→ **Provided material**

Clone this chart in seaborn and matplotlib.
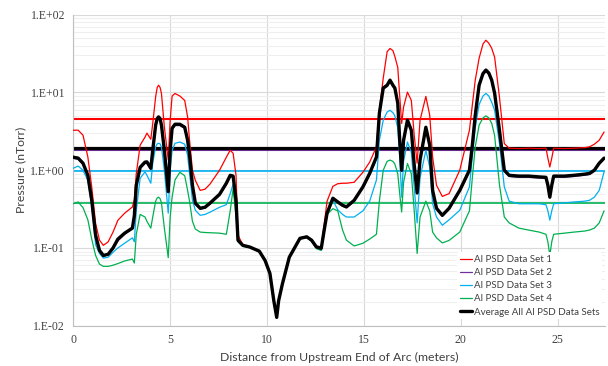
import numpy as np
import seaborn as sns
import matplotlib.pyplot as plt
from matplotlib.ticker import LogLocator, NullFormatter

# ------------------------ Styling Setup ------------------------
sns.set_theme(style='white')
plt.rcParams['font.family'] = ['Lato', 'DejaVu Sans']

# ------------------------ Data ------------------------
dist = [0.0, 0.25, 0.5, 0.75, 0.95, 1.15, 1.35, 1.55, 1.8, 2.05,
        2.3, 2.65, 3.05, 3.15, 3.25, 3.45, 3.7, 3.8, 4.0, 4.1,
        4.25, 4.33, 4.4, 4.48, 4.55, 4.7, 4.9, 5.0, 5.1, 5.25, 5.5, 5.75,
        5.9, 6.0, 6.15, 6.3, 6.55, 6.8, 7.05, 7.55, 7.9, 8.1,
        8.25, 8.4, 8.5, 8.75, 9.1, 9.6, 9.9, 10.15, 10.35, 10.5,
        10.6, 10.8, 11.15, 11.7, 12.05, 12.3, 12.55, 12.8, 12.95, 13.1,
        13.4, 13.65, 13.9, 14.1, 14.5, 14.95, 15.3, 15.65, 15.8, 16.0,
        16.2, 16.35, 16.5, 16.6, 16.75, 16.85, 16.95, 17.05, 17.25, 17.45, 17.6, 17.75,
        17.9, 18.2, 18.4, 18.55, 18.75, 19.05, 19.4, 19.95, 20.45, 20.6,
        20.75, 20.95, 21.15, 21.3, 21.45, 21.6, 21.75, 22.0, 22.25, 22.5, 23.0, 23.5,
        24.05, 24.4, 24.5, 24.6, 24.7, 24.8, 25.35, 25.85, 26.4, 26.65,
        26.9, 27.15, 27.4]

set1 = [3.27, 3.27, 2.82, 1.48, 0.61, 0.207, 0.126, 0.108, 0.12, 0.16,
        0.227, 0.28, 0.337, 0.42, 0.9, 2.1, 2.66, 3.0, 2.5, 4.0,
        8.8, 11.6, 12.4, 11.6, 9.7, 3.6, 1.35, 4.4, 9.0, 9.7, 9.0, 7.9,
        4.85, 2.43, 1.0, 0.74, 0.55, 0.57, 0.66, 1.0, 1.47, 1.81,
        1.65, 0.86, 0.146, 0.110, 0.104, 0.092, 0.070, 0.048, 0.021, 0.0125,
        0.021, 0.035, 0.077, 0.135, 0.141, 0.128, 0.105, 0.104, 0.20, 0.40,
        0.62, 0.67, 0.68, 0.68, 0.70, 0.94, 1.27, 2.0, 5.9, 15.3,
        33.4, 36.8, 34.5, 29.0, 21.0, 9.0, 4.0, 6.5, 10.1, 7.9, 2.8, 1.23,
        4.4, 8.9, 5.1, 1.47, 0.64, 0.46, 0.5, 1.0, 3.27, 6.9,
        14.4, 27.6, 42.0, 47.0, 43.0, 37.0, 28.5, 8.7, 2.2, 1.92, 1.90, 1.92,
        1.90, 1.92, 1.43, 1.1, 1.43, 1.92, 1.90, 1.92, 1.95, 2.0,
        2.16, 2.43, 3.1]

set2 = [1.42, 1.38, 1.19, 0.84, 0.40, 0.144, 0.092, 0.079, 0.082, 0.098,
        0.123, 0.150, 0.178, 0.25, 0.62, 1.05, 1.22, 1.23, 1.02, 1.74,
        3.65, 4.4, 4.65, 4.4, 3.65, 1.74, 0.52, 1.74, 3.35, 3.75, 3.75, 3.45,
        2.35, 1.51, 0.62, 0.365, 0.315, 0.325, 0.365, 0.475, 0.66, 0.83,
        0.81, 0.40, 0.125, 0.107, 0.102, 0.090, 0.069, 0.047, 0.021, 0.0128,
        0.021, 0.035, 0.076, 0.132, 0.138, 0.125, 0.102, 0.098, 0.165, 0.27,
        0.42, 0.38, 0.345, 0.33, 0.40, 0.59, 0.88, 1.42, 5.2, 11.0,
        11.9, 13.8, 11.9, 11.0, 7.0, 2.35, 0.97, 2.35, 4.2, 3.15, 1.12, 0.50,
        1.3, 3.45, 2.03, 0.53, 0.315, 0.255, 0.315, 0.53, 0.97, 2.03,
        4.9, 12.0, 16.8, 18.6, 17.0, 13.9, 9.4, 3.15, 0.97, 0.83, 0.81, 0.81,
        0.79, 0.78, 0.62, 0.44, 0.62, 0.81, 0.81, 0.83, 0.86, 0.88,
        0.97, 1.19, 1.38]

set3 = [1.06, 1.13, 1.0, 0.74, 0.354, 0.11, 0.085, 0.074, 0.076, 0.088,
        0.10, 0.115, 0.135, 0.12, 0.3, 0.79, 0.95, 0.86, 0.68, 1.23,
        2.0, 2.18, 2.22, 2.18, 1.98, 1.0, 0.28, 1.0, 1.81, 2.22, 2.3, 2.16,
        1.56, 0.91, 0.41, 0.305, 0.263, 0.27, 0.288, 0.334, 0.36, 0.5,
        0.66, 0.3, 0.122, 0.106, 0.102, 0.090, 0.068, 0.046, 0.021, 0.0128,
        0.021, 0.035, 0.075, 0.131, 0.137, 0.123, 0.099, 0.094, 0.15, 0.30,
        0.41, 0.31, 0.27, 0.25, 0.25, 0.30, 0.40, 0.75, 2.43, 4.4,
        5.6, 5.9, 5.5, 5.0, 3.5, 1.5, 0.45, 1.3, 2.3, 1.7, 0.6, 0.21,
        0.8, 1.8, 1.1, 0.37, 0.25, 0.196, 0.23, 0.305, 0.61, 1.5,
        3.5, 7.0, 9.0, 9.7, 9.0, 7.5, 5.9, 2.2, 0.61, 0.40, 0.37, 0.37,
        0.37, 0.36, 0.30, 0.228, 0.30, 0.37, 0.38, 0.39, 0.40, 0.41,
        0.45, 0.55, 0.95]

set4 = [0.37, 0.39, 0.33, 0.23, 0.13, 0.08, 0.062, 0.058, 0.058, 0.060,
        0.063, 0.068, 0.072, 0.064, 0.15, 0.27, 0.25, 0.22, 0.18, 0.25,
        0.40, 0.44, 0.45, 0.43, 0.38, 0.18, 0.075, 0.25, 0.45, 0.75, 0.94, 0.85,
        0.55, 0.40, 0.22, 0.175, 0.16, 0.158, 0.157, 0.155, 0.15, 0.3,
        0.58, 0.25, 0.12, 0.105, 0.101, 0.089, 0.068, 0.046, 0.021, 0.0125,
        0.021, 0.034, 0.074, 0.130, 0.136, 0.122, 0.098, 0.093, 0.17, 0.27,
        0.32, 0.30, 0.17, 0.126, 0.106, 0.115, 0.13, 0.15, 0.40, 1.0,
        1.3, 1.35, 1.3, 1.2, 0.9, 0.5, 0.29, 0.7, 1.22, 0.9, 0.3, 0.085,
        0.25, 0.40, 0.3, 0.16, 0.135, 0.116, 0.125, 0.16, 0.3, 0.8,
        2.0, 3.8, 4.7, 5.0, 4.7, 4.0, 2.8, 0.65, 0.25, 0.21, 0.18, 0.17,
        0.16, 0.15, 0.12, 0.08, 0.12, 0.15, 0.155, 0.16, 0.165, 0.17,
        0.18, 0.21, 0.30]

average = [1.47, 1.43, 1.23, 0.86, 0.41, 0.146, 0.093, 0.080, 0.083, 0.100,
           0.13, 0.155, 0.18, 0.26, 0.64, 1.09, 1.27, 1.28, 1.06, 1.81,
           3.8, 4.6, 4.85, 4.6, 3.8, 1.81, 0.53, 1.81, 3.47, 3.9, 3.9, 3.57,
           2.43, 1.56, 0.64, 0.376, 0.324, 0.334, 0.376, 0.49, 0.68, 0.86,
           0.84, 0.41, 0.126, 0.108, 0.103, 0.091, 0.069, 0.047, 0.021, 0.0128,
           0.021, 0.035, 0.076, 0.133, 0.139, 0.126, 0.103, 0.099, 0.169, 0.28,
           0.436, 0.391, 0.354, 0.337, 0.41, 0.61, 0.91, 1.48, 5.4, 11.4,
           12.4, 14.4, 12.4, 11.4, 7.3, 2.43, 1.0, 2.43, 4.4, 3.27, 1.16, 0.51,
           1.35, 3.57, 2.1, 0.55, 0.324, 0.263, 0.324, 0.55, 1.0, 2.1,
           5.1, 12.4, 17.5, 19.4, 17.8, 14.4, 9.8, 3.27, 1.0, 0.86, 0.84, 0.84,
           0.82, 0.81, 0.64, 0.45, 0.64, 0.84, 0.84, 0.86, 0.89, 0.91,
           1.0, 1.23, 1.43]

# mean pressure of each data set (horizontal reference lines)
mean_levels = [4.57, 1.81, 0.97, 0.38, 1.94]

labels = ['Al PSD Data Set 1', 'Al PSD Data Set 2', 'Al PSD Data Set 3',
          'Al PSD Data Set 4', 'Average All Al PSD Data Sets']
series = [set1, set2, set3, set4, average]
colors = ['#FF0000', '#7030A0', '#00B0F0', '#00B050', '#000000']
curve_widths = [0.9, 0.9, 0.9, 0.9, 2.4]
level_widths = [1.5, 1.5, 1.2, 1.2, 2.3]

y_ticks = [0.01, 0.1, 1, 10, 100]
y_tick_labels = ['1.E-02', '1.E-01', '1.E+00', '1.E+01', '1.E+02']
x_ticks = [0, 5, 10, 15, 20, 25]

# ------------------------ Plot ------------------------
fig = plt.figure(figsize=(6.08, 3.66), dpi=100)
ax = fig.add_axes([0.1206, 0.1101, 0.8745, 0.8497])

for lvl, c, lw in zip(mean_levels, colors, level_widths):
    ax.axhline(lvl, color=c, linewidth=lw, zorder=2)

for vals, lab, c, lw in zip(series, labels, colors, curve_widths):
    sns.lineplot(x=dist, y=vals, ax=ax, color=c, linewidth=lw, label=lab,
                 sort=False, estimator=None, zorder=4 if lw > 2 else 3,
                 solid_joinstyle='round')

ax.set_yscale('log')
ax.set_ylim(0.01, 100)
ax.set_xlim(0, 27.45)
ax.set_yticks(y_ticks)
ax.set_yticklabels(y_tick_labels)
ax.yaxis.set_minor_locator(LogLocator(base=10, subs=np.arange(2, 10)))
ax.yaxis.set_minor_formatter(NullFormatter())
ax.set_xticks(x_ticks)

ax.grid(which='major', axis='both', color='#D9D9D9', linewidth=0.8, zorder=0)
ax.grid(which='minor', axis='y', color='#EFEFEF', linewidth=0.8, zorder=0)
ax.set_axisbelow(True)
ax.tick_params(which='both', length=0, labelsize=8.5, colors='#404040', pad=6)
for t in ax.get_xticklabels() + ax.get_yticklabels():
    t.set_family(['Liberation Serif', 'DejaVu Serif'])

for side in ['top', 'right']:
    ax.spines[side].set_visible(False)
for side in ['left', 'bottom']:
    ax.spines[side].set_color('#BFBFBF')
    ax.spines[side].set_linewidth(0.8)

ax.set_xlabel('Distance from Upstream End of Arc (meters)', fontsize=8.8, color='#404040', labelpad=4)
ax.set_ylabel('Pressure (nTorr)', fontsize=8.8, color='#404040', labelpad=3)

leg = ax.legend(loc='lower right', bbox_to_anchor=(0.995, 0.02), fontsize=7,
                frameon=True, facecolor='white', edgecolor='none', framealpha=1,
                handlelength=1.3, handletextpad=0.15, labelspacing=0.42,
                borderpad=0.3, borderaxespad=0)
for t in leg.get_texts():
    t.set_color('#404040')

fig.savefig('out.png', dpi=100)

→ **Work to be completed**
Write out again exactly the lines from the start of the data above through the line containing "plt.rcParams['font.family'] = ['Lato', 'DejaVu", inclusive, excluding any pictures.

→ **Answer in full**
Clone this chart in seaborn and matplotlib.
import numpy as np
import seaborn as sns
import matplotlib.pyplot as plt
from matplotlib.ticker import LogLocator, NullFormatter

# ------------------------ Styling Setup ------------------------
sns.set_theme(style='white')
plt.rcParams['font.family'] = ['Lato', 'DejaVu Sans']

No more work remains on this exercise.